The Cup of the Covenant
“Jesus ordered Peter, “Put back your sword. Do you think for a minute I’m not going to drink this cup the Father gave me?”
John 18:11
In traditional Jewish weddings, two cups of wine are offered: one for the bride, the other for the groom. They each drink from the individual cups. Then, trading goblets, the pair drink of the cup that belongs to the other. This ritual symbolizes the invitation of marriage—the mingling together, two lives as one. Drinking of each other’s cup is an integral part of the ceremony, as it is an acceptance of that invitation.[1]
This ritual has been mimicked by many cultures, spanning both globe and time periods. In Ireland, a couple is offered the “covenanting-cup,” used to join the man with his betrothed:
In Ireland, it was at the betrothal, instead of at the wedding, that the covenanting-cup—or the “agreement bottle” as it was called—was shared; and not unnaturally strong usquebaugh, or “water of life,” was there substituted for wine—as the representative of life-blood.[2]
The offering of cups was, in many ways, the climactic moment of the ceremony. To refuse the cup offered by the other would be an explicit rejection, a irreparable shunning of the proposal of oneness, the knitting together of bodies, hearts, and lives. The ceremony squelched, the young couple’s decision brought dishonor and shame upon themselves and their families. The mortified parents would send all wedding guests home with the presents they brought, quite confused and very unsatisfied. If, however, the bride and groom each took one another’s cup and drank from it, the whole party found both joy and relief. The nuptials advanced, and happily-ever-after floated into view for the future.
The partaking of another’s cup is a beautiful and mysterious picture of how interwoven two lives can become. It is an intimate gesture, speaking to the receiving of one another’s bodies and souls in the consummation of marriage.
Not all cups, however, bring joy.
There have been ancient cups offered that have promised pain in the drinking. We find one such moment in the fourth Gospel. In chapter 18, John writes,
Judas led the way to the garden, and the Roman soldiers and police sent by the high priests and Pharisees followed. They arrived there with lanterns and torches and swords. Jesus, knowing by now everything that was coming down on him, went out and met them” (John 18:2-4).
In the flickering light, Jesus knew this was no occasion of joy. He knew what they had come for, with their swords and clubs and hardened hearts. They had come for him. They had come to seize what he would lay down of his own free will: his very life. They had come to force what he had already offered.
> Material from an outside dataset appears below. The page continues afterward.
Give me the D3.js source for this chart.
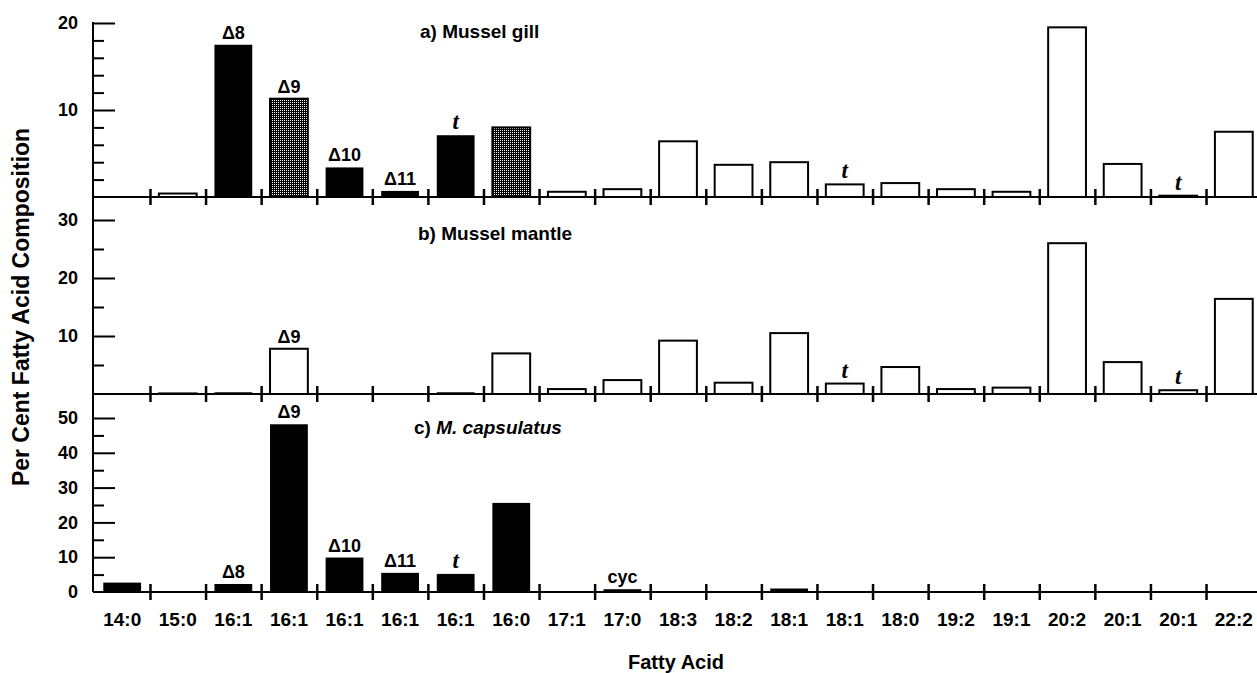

But Peter had forgotten this. He reacted with bold ignorance, trying to save the Savior. Pulling out the sword at his side he had packed for just this treacherous possibility, he cut from the leader’s head the leader’s ear.
It all happened so quickly. He stood there in horror, not believing what he had done. A half an inch to the left, and he would have split the man’s head open like a ripe melon.
Jesus laid his hand on Peter’s arm and spoke stern words to him: “Put back your sword. Do you think for a minute I’m not going to drink this cup the Father gave Me?”
Jesus was the only One that night with the eyes to see what was truly happening. He was the only One that could see the cup being given him by his Father. With an overflow of passionate love, the Father was offering to his son this covenanting-cup.
In one great climactic moment, the choice stood before the Son of God:
To take and drink from the cup, signaling and sealing the mingling of his holy blood with the Father’s will. Or, he could refuse the cup, saving himself from the terror and suffering of the Cross, but dooming godless humanity to an eternity of love-lost.
The cup of wrath being offered to Jesus was also the wedding cup.
It was the wine of both wrath and love, mixed together in sacred potency, the swilling draught that only the Son of God could drain. The liquid swill symbolized the heavenly covenant that was taking place.
The whole of heaven and hell held its breath—would the Son drink of his Father’s cup?
By his death and resurrection, Jesus answered YES. Tossing back his holy head, Jesus accepted the everlasting covenant with his Father’s will as he drank to the very last the bitter dregs.
The beautify irony is that Jesus was the wine of the cup. “I am the Real Vine and my Father is the Farmer” (John 15:1). His blood was poured into the cup of wrath and love. As the Farmer, the Father crushed and squeezed the sacred wine from the Real Vine’s obedience, asking his beloved Son to drink of his own life-blood.
Jesus has answered his own question, unequivocally. “Shall I not drink the cup the Father gave Me?”
Yes, forever and ever he will drink the cup.
There will never be a moment he will refuse his Father. In perfect obedience, he seals our entry into the Kingdom of love, so that we can accept the invitation to drink the cup of joyful union with God.
[1] Henry Clay Trumball, The Blood Covenant, 199.